PROBLEM → Copy the lines that follow, keeping every character the same.

GIVEN MATERIAL →
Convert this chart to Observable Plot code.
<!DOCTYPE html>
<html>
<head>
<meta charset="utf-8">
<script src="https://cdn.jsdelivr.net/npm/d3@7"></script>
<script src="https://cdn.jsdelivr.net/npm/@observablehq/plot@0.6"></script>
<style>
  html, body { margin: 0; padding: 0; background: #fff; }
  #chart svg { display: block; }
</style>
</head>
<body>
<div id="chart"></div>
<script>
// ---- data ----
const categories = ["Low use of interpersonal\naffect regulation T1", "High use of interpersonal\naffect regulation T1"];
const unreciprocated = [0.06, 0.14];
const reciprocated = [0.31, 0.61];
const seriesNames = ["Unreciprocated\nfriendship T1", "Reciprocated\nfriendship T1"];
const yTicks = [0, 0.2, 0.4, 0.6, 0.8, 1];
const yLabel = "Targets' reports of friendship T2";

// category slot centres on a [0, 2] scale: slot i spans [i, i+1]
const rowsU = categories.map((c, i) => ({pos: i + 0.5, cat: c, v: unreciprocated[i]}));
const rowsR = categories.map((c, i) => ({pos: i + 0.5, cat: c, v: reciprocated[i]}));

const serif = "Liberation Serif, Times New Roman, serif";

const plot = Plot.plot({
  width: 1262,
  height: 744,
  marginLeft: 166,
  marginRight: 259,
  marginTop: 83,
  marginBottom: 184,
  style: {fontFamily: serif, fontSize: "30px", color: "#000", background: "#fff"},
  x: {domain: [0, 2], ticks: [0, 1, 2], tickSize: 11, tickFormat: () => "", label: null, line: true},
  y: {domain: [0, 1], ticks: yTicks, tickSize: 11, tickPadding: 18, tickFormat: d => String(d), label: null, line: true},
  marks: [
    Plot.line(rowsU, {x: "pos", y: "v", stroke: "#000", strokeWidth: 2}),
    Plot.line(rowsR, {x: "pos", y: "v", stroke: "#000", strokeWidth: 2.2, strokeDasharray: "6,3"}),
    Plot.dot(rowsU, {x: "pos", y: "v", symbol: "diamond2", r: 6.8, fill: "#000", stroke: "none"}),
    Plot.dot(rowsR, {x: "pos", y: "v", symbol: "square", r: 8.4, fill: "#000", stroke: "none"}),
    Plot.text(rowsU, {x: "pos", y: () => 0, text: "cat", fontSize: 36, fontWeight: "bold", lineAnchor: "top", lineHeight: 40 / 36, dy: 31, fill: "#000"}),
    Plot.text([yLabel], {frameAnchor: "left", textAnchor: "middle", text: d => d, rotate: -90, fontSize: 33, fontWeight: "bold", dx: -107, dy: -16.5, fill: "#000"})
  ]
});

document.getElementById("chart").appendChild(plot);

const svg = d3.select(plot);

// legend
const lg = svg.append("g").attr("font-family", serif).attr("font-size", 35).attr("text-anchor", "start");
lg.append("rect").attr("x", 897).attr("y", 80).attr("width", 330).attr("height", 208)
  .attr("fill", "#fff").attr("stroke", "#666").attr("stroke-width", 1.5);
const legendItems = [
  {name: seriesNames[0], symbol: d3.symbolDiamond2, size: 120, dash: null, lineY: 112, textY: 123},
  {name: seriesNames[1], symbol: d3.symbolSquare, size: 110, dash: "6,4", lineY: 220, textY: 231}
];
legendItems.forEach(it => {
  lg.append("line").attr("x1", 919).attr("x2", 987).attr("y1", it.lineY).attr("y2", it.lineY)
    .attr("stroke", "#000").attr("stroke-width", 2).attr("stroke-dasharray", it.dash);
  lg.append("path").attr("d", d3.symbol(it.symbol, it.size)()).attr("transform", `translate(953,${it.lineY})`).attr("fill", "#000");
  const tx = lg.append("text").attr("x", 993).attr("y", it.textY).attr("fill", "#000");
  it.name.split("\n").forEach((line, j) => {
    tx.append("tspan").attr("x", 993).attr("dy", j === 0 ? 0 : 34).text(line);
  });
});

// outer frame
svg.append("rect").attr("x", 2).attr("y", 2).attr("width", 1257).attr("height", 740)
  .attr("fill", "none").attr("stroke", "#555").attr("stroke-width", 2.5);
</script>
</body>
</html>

SOLUTION TO THE EXERCISE →
Convert this chart to Observable Plot code.
<!DOCTYPE html>
<html>
<head>
<meta charset="utf-8">
<script src="https://cdn.jsdelivr.net/npm/d3@7"></script>
<script src="https://cdn.jsdelivr.net/npm/@observablehq/plot@0.6"></script>
<style>
  html, body { margin: 0; padding: 0; background: #fff; }
  #chart svg { display: block; }
</style>
</head>
<body>
<div id="chart"></div>
<script>
// ---- data ----
const categories = ["Low use of interpersonal\naffect regulation T1", "High use of interpersonal\naffect regulation T1"];
const unreciprocated = [0.06, 0.14];
const reciprocated = [0.31, 0.61];
const seriesNames = ["Unreciprocated\nfriendship T1", "Reciprocated\nfriendship T1"];
const yTicks = [0, 0.2, 0.4, 0.6, 0.8, 1];
const yLabel = "Targets' reports of friendship T2";

// category slot centres on a [0, 2] scale: slot i spans [i, i+1]
const rowsU = categories.map((c, i) => ({pos: i + 0.5, cat: c, v: unreciprocated[i]}));
const rowsR = categories.map((c, i) => ({pos: i + 0.5, cat: c, v: reciprocated[i]}));

const serif = "Liberation Serif, Times New Roman, serif";

const plot = Plot.plot({
  width: 1262,
  height: 744,
  marginLeft: 166,
  marginRight: 259,
  marginTop: 83,
  marginBottom: 184,
  style: {fontFamily: serif, fontSize: "30px", color: "#000", background: "#fff"},
  x: {domain: [0, 2], ticks: [0, 1, 2], tickSize: 11, tickFormat: () => "", label: null, line: true},
  y: {domain: [0, 1], ticks: yTicks, tickSize: 11, tickPadding: 18, tickFormat: d => String(d), label: null, line: true},
  marks: [
    Plot.line(rowsU, {x: "pos", y: "v", stroke: "#000", strokeWidth: 2}),
    Plot.line(rowsR, {x: "pos", y: "v", stroke: "#000", strokeWidth: 2.2, strokeDasharray: "6,3"}),
    Plot.dot(rowsU, {x: "pos", y: "v", symbol: "diamond2", r: 6.8, fill: "#000", stroke: "none"}),
    Plot.dot(rowsR, {x: "pos", y: "v", symbol: "square", r: 8.4, fill: "#000", stroke: "none"}),
    Plot.text(rowsU, {x: "pos", y: () => 0, text: "cat", fontSize: 36, fontWeight: "bold", lineAnchor: "top", lineHeight: 40 / 36, dy: 31, fill: "#000"}),
    Plot.text([yLabel], {frameAnchor: "left", textAnchor: "middle", text: d => d, rotate: -90, fontSize: 33, fontWeight: "bold", dx: -107, dy: -16.5, fill: "#000"})
  ]
});

document.getElementById("chart").appendChild(plot);

const svg = d3.select(plot);

// legend
const lg = svg.append("g").attr("font-family", serif).attr("font-size", 35).attr("text-anchor", "start");
lg.append("rect").attr("x", 897).attr("y", 80).attr("width", 330).attr("height", 208)
  .attr("fill", "#fff").attr("stroke", "#666").attr("stroke-width", 1.5);
const legendItems = [
  {name: seriesNames[0], symbol: d3.symbolDiamond2, size: 120, dash: null, lineY: 112, textY: 123},
  {name: seriesNames[1], symbol: d3.symbolSquare, size: 110, dash: "6,4", lineY: 220, textY: 231}
];
legendItems.forEach(it => {
  lg.append("line").attr("x1", 919).attr("x2", 987).attr("y1", it.lineY).attr("y2", it.lineY)
    .attr("stroke", "#000").attr("stroke-width", 2).attr("stroke-dasharray", it.dash);
  lg.append("path").attr("d", d3.symbol(it.symbol, it.size)()).attr("transform", `translate(953,${it.lineY})`).attr("fill", "#000");
  const tx = lg.append("text").attr("x", 993).attr("y", it.textY).attr("fill", "#000");
  it.name.split("\n").forEach((line, j) => {
    tx.append("tspan").attr("x", 993).attr("dy", j === 0 ? 0 : 34).text(line);
  });
});

// outer frame
svg.append("rect").attr("x", 2).attr("y", 2).attr("width", 1257).attr("height", 740)
  .attr("fill", "none").attr("stroke", "#555").attr("stroke-width", 2.5);
</script>
</body>
</html>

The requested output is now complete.